• STATED TASK
Carry none of the pictures over; write out the complete data exactly.

• RAW DATA
-- BEGIN --
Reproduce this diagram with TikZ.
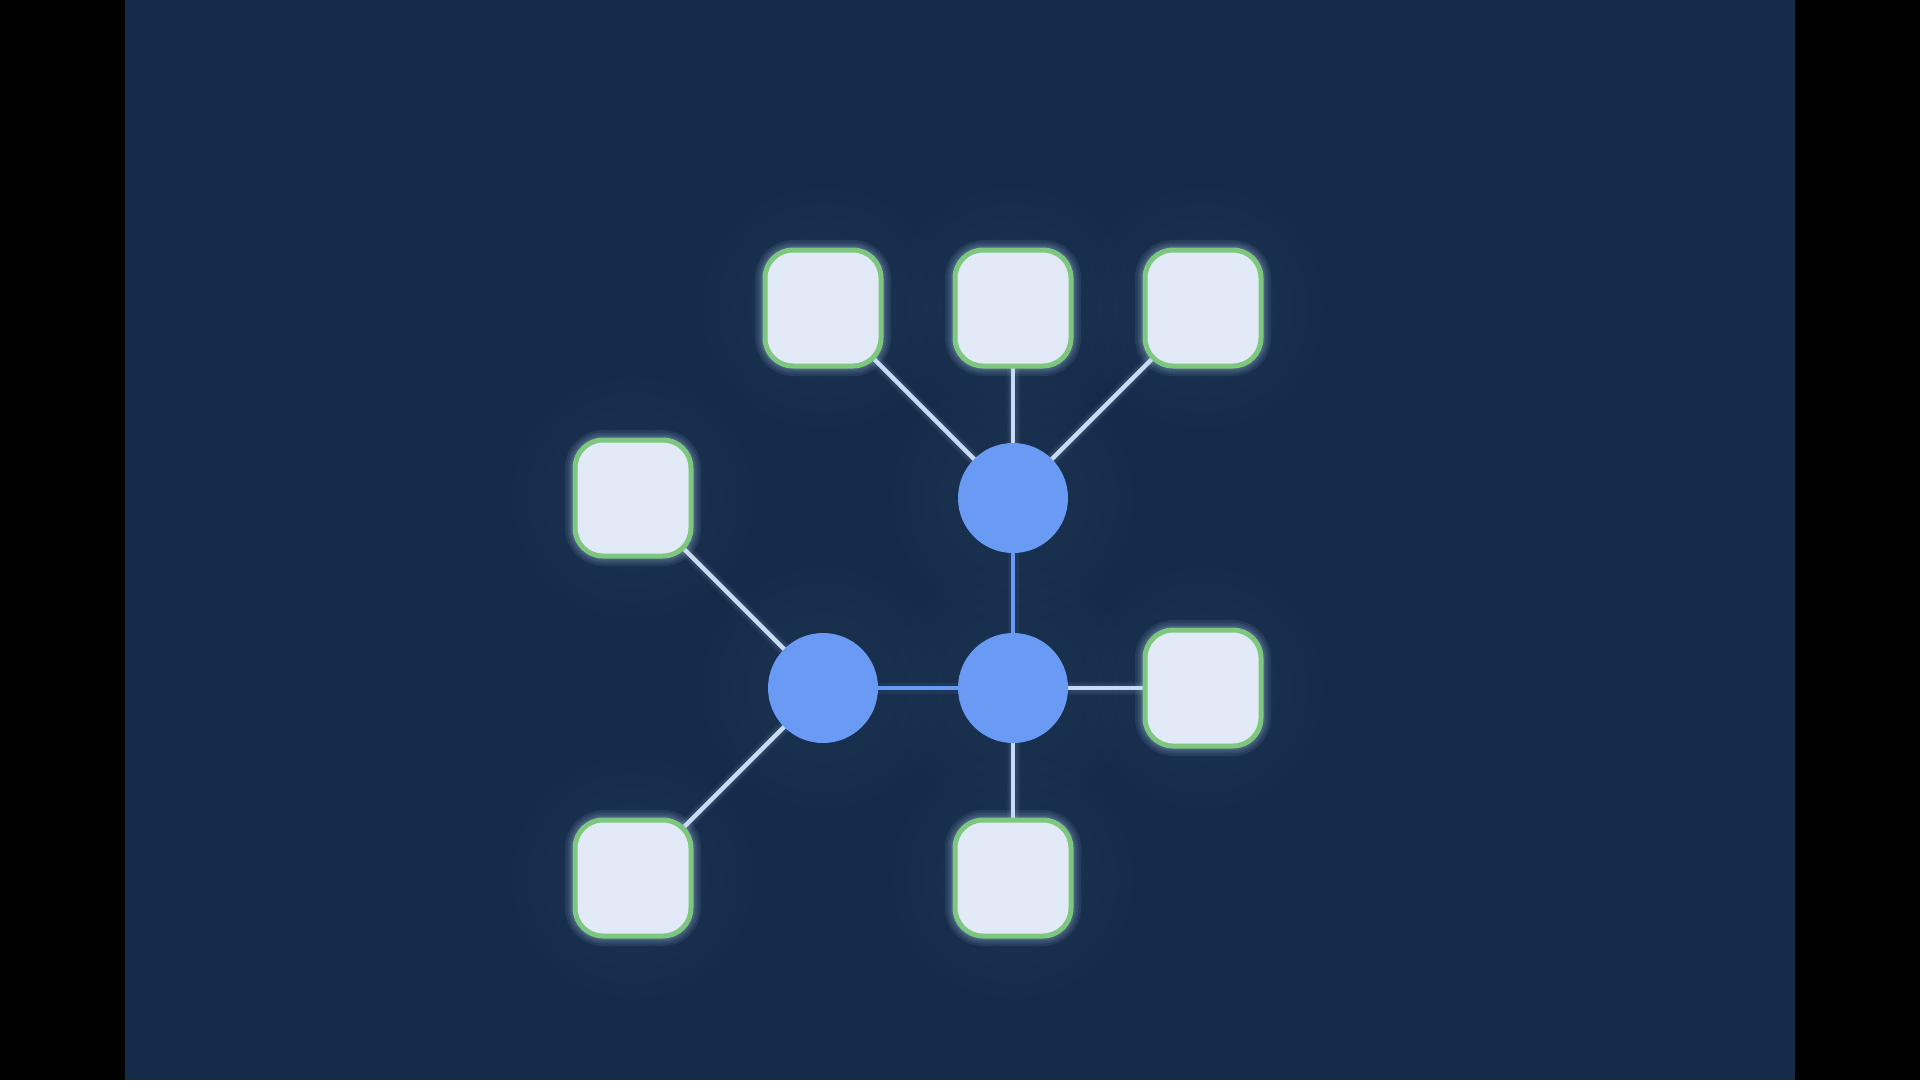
\documentclass[tikz,border=0pt]{standalone}
\usetikzlibrary{backgrounds,calc}
\pgfdeclarelayer{bgfill}
\pgfsetlayers{bgfill,background,main}
\definecolor{bgnavy}{HTML}{152B4A}
\definecolor{sqfill}{HTML}{E2E9F7}
\definecolor{sqline}{HTML}{7EC77F}
\definecolor{hubblue}{HTML}{6A9BF4}
\definecolor{leafedge}{HTML}{C6DCF6}
\definecolor{glowc}{HTML}{B4CFF2}
\tikzset{
  leafbox/.style={rectangle, rounded corners=28pt, minimum width=116pt, minimum height=116pt,
    fill=sqfill, draw=sqline, line width=5pt, inner sep=0pt},
  hub/.style={circle, minimum size=110pt, fill=hubblue, draw=none, inner sep=0pt},
  leaflink/.style={draw=leafedge, line width=4.5pt},
  hublink/.style={draw=hubblue, line width=4.5pt},
  glowA/.style={draw=glowc, line width=#1, opacity=0.09, rounded corners=28pt},
}
\begin{document}
\begin{tikzpicture}[x=1pt,y=-1pt]
\useasboundingbox (0,0) rectangle (1920,1080);

% coordinates
\coordinate (pT1) at (823,308);
\coordinate (pT2) at (1013,308);
\coordinate (pT3) at (1203,308);
\coordinate (pL) at (633,498);
\coordinate (pR) at (1203,688);
\coordinate (pB1) at (633,878);
\coordinate (pB2) at (1013,878);
\coordinate (pH1) at (1013,498);
\coordinate (pH2) at (823,688);
\coordinate (pH3) at (1013,688);

\begin{pgfonlayer}{bgfill}
\fill[black] (0,0) rectangle (1920,1080);
\fill[bgnavy] (125,0) rectangle (1795,1080);
% faint large halos
\foreach \p in {pT1,pT2,pT3,pL,pR,pB1,pB2,pH1,pH2,pH3}{
  \foreach \r in {75,90,105,120}{
    \fill[white, opacity=0.009] (\p) circle (\r);
  }
}
% square glows
\foreach \p in {pT1,pT2,pT3,pL,pR,pB1,pB2}{
  \foreach \w in {20pt,15pt,11pt,8pt}{
    \draw[glowA=\w] ($(\p)+(-58,-58)$) rectangle ($(\p)+(58,58)$);
  }
}
\end{pgfonlayer}

% nodes
\node[leafbox] (t1) at (pT1) {};
\node[leafbox] (t2) at (pT2) {};
\node[leafbox] (t3) at (pT3) {};
\node[leafbox] (l1) at (pL) {};
\node[leafbox] (r1) at (pR) {};
\node[leafbox] (b1) at (pB1) {};
\node[leafbox] (b2) at (pB2) {};
\node[hub] (h1) at (pH1) {};
\node[hub] (h2) at (pH2) {};
\node[hub] (h3) at (pH3) {};

% connectors (behind nodes)
\begin{scope}[on background layer]
  \foreach \a/\b in {h1/t1,h1/t2,h1/t3,h2/l1,h2/b1,h3/r1,h3/b2}{
    \draw[glowc, line width=13pt, opacity=0.06] (\a.center) -- (\b.center);
    \draw[glowc, line width=9pt, opacity=0.08] (\a.center) -- (\b.center);
    \path[leaflink] (\a.center) -- (\b.center);
  }
  \foreach \a/\b in {h1/h3,h2/h3}{
    \draw[hubblue, line width=11pt, opacity=0.08] (\a.center) -- (\b.center);
    \path[hublink] (\a.center) -- (\b.center);
  }
\end{scope}
\end{tikzpicture}
\end{document}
-- END --
• EXPECTED OUTPUT
Reproduce this diagram with TikZ.
\documentclass[tikz,border=0pt]{standalone}
\usetikzlibrary{backgrounds,calc}
\pgfdeclarelayer{bgfill}
\pgfsetlayers{bgfill,background,main}
\definecolor{bgnavy}{HTML}{152B4A}
\definecolor{sqfill}{HTML}{E2E9F7}
\definecolor{sqline}{HTML}{7EC77F}
\definecolor{hubblue}{HTML}{6A9BF4}
\definecolor{leafedge}{HTML}{C6DCF6}
\definecolor{glowc}{HTML}{B4CFF2}
\tikzset{
  leafbox/.style={rectangle, rounded corners=28pt, minimum width=116pt, minimum height=116pt,
    fill=sqfill, draw=sqline, line width=5pt, inner sep=0pt},
  hub/.style={circle, minimum size=110pt, fill=hubblue, draw=none, inner sep=0pt},
  leaflink/.style={draw=leafedge, line width=4.5pt},
  hublink/.style={draw=hubblue, line width=4.5pt},
  glowA/.style={draw=glowc, line width=#1, opacity=0.09, rounded corners=28pt},
}
\begin{document}
\begin{tikzpicture}[x=1pt,y=-1pt]
\useasboundingbox (0,0) rectangle (1920,1080);

% coordinates
\coordinate (pT1) at (823,308);
\coordinate (pT2) at (1013,308);
\coordinate (pT3) at (1203,308);
\coordinate (pL) at (633,498);
\coordinate (pR) at (1203,688);
\coordinate (pB1) at (633,878);
\coordinate (pB2) at (1013,878);
\coordinate (pH1) at (1013,498);
\coordinate (pH2) at (823,688);
\coordinate (pH3) at (1013,688);

\begin{pgfonlayer}{bgfill}
\fill[black] (0,0) rectangle (1920,1080);
\fill[bgnavy] (125,0) rectangle (1795,1080);
% faint large halos
\foreach \p in {pT1,pT2,pT3,pL,pR,pB1,pB2,pH1,pH2,pH3}{
  \foreach \r in {75,90,105,120}{
    \fill[white, opacity=0.009] (\p) circle (\r);
  }
}
% square glows
\foreach \p in {pT1,pT2,pT3,pL,pR,pB1,pB2}{
  \foreach \w in {20pt,15pt,11pt,8pt}{
    \draw[glowA=\w] ($(\p)+(-58,-58)$) rectangle ($(\p)+(58,58)$);
  }
}
\end{pgfonlayer}

% nodes
\node[leafbox] (t1) at (pT1) {};
\node[leafbox] (t2) at (pT2) {};
\node[leafbox] (t3) at (pT3) {};
\node[leafbox] (l1) at (pL) {};
\node[leafbox] (r1) at (pR) {};
\node[leafbox] (b1) at (pB1) {};
\node[leafbox] (b2) at (pB2) {};
\node[hub] (h1) at (pH1) {};
\node[hub] (h2) at (pH2) {};
\node[hub] (h3) at (pH3) {};

% connectors (behind nodes)
\begin{scope}[on background layer]
  \foreach \a/\b in {h1/t1,h1/t2,h1/t3,h2/l1,h2/b1,h3/r1,h3/b2}{
    \draw[glowc, line width=13pt, opacity=0.06] (\a.center) -- (\b.center);
    \draw[glowc, line width=9pt, opacity=0.08] (\a.center) -- (\b.center);
    \path[leaflink] (\a.center) -- (\b.center);
  }
  \foreach \a/\b in {h1/h3,h2/h3}{
    \draw[hubblue, line width=11pt, opacity=0.08] (\a.center) -- (\b.center);
    \path[hublink] (\a.center) -- (\b.center);
  }
\end{scope}
\end{tikzpicture}
\end{document}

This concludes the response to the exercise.